Loi 2023-451 of 9 June 2023 (loi influenceurs) is the French influencer-specific law — the only binding influencer-specific national law in our cross-border country roster. Supplemented by Ordonnance 2024-978 of 6 November 2024 (territoriality) and Décret 2025-1137 of 28 November 2025 (effective 1 January 2026), which sets a €1,000 ex-VAT written-contract threshold for any influencer partnership. ARPP issues recommendations; DGCCRF enforces with sanctions up to €300,000 plus criminal liability in severe cases. Disclosure labels (`Publicité`, `Collaboration commerciale`, `Sponsorisé`) must be visible from the first frame of video content, with auditable archiving for one year minimum. US brands using a generic US-form contract trigger DGCCRF risk for both sides.
How big is the Francophone audience reachable through French creators?
Approximately 300 million people globally: 67 million France-domestic French-speakers plus 4.5M Belgium, 1.8M Switzerland, 8M Quebec, and a large and fast-growing Francophone African consumer market (Senegal, Côte d'Ivoire, Morocco, Algeria, Tunisia, DRC). For US brands targeting Francophone Africa specifically — a market rarely well-serviced by US procurement teams given language and regulatory complexity — French creators are the natural cross-border anchor. The Francophone-African market in particular grows materially faster than the Western European Francophone market.
What disclosure rules apply when a US brand hires a French creator?
Loi 2023-451 plus Décret 2025-1137 plus ARPP recommendations require `Publicité`, `Collaboration commerciale` or `Sponsorisé` labels visible from the first frame of video content, with auditable archiving for one year minimum. DGCCRF enforces with sanctions up to €300,000 plus criminal liability. For US brand content reaching US audiences, FTC 16 CFR Part 255 applies on top — use `Publicité` plus `#ad` for dual compliance. The first-frame-visibility and one-year-archiving requirements are unique to France in our cross-border roster.
Do French influencers need a US tax form to work with US brands?
Yes. Under US Internal Revenue Code §1441, payments from a US brand to a non-US individual are subject to 30 percent withholding unless the recipient has filed IRS Form W-8BEN claiming the US-France tax-treaty rate. The treaty reduces withholding to zero on most service income. The W-8BEN is one page, valid for three years, and Collabios collects it automatically on creator signup.
What is ARPP Certification de l'Influence Responsable and should US brands require it?

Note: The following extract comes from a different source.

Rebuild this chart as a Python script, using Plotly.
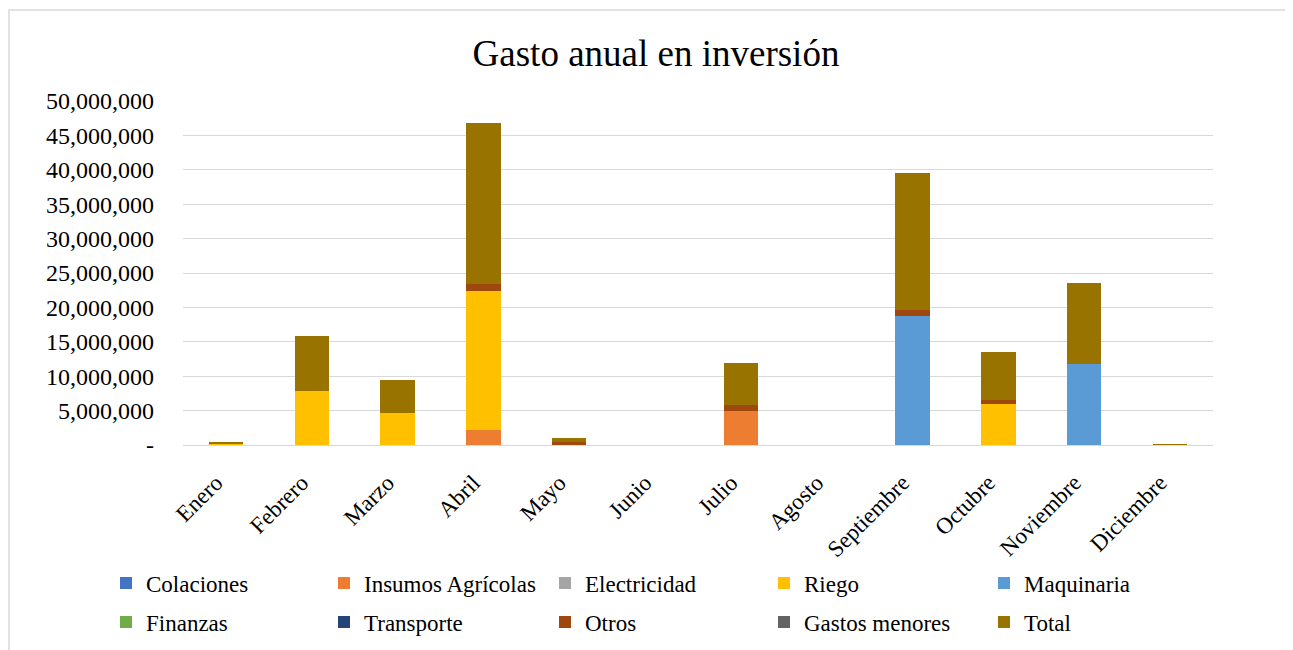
import plotly.graph_objects as go

meses = ["Enero", "Febrero", "Marzo", "Abril", "Mayo", "Junio", "Julio",
         "Agosto", "Septiembre", "Octubre", "Noviembre", "Diciembre"]

colaciones = [0, 0, 0, 0, 0, 0, 0, 0, 0, 0, 0, 0]
insumos = [0, 0, 0, 2200000, 0, 0, 5000000, 0, 0, 0, 0, 0]
electricidad = [0, 0, 0, 0, 0, 0, 0, 0, 0, 0, 0, 0]
riego = [170000, 7900000, 4700000, 20150000, 0, 0, 0, 0, 0, 5950000, 0, 50000]
maquinaria = [0, 0, 0, 0, 0, 0, 0, 0, 18750000, 0, 11780000, 0]
finanzas = [0, 0, 0, 0, 0, 0, 0, 0, 0, 0, 0, 0]
transporte = [0, 0, 0, 0, 0, 0, 0, 0, 0, 0, 0, 0]
otros = [0, 0, 0, 1070000, 450000, 0, 820000, 0, 870000, 620000, 0, 0]
gastos_menores = [0, 0, 0, 0, 0, 0, 0, 0, 0, 0, 0, 0]
total = [170000, 7950000, 4750000, 23450000, 550000, 0, 6100000, 0, 19850000, 7000000, 11780000, 50000]

y_ticks = [0, 5e6, 10e6, 15e6, 20e6, 25e6, 30e6, 35e6, 40e6, 45e6, 50e6]
y_ticktext = ["-", "5,000,000", "10,000,000", "15,000,000", "20,000,000", "25,000,000",
              "30,000,000", "35,000,000", "40,000,000", "45,000,000", "50,000,000"]

series = [
    ("Colaciones", colaciones, "#4472C4"),
    ("Insumos Agrícolas", insumos, "#ED7D31"),
    ("Electricidad", electricidad, "#A5A5A5"),
    ("Riego", riego, "#FFC000"),
    ("Maquinaria", maquinaria, "#5B9BD5"),
    ("Finanzas", finanzas, "#70AD47"),
    ("Transporte", transporte, "#264478"),
    ("Otros", otros, "#9E480E"),
    ("Gastos menores", gastos_menores, "#636363"),
    ("Total", total, "#997300"),
]

FONT = "Liberation Serif, Times New Roman, serif"
W, H = 1293, 650
# page is offset by the default 8px body margin; coordinates below are figure coords
ml, mr, mt, mb = 175, 88, 93, 213
pw = W - ml - mr
ph = H - mt - mb

col_x = [98, 316, 537, 756, 976]
row_y = [575, 614]

fig = go.Figure()
legends = {}
for i, (name, vals, color) in enumerate(series):
    key = "legend" if i == 0 else f"legend{i + 1}"
    fig.add_trace(go.Bar(x=meses, y=vals, name=name, legend=key,
                         marker=dict(color=color, line=dict(width=0))))
    legends[key] = dict(orientation="h", xref="container", yref="container",
                        xanchor="left", yanchor="middle",
                        x=col_x[i % 5] / W, y=1 - row_y[i // 5] / H,
                        font=dict(family=FONT, size=23, color="#000"),
                        bgcolor="rgba(0,0,0,0)", itemwidth=30)

fig.update_layout(
    width=W, height=H,
    margin=dict(l=ml, r=mr, t=mt, b=mb, autoexpand=False),
    barmode="stack", bargap=0.6,
    plot_bgcolor="white", paper_bgcolor="white",
    font=dict(family=FONT, size=23, color="#000"),
    title=dict(text="Gasto anual en inversión", x=648 / W, xref="container",
               xanchor="center", y=1 - 45 / H, yref="container", yanchor="middle",
               font=dict(family=FONT, size=37, color="#000")),
    showlegend=True,
    shapes=[dict(type="rect", xref="paper", yref="paper",
                 x0=(1 - ml) / pw, x1=(1300 - ml) / pw,
                 y0=-(H + 10 - (H - mb)) / ph, y1=((H - mb) - 2) / ph,
                 line=dict(color="#d9d9d9", width=1.5), layer="below")],
    **legends,
)
fig.update_yaxes(range=[0, 50e6], tickvals=y_ticks, ticktext=y_ticktext,
                 showgrid=True, gridcolor="#d9d9d9", gridwidth=1.3, zeroline=False,
                 ticks="", ticklabelstandoff=28,
                 tickfont=dict(family=FONT, size=24, color="#000"))
fig.update_xaxes(showline=True, linecolor="#d9d9d9", linewidth=1.3, tickangle=-45,
                 ticks="", ticklabelstandoff=14, ticklabelshift=-10,
                 tickfont=dict(family=FONT, size=23, color="#000"))

fig.write_html("out.html")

ARPP (Autorité de Régulation Professionnelle de la Publicité) operates the Certification de l'Influence Responsable scheme for French creators. Certification involves training on Loi 2023-451 compliance, disclosure best practices and content standards. It is not legally mandatory but increasingly serves as a brand-procurement-side filter — certified French creators close US deals at noticeably higher rates than uncertified peers. US brand procurement teams unfamiliar with the French framework should specify ARPP certification (or equivalent regulatory-clarity attestation) as a contracting preference when budgets allow.
How do French creators land US brand deals on Collabios?
Complete the IRS Form W-8BEN on creator signup (valid three years, removes US withholding under US-France treaty), hold the ARPP Certification de l'Influence Responsable if possible, lead the contract conversation with a Loi 2023-451 + Décret 2025-1137-compliant template (Collabios outputs this automatically), highlight your Francophone-global audience breakdown beyond France-percentage on your media kit, use `Publicité` plus `#ad` for dual ARPP/DGCCRF + FTC disclosure with first-frame visibility, and let the marketplace handle the cross-border payment and one-year archiving workflow.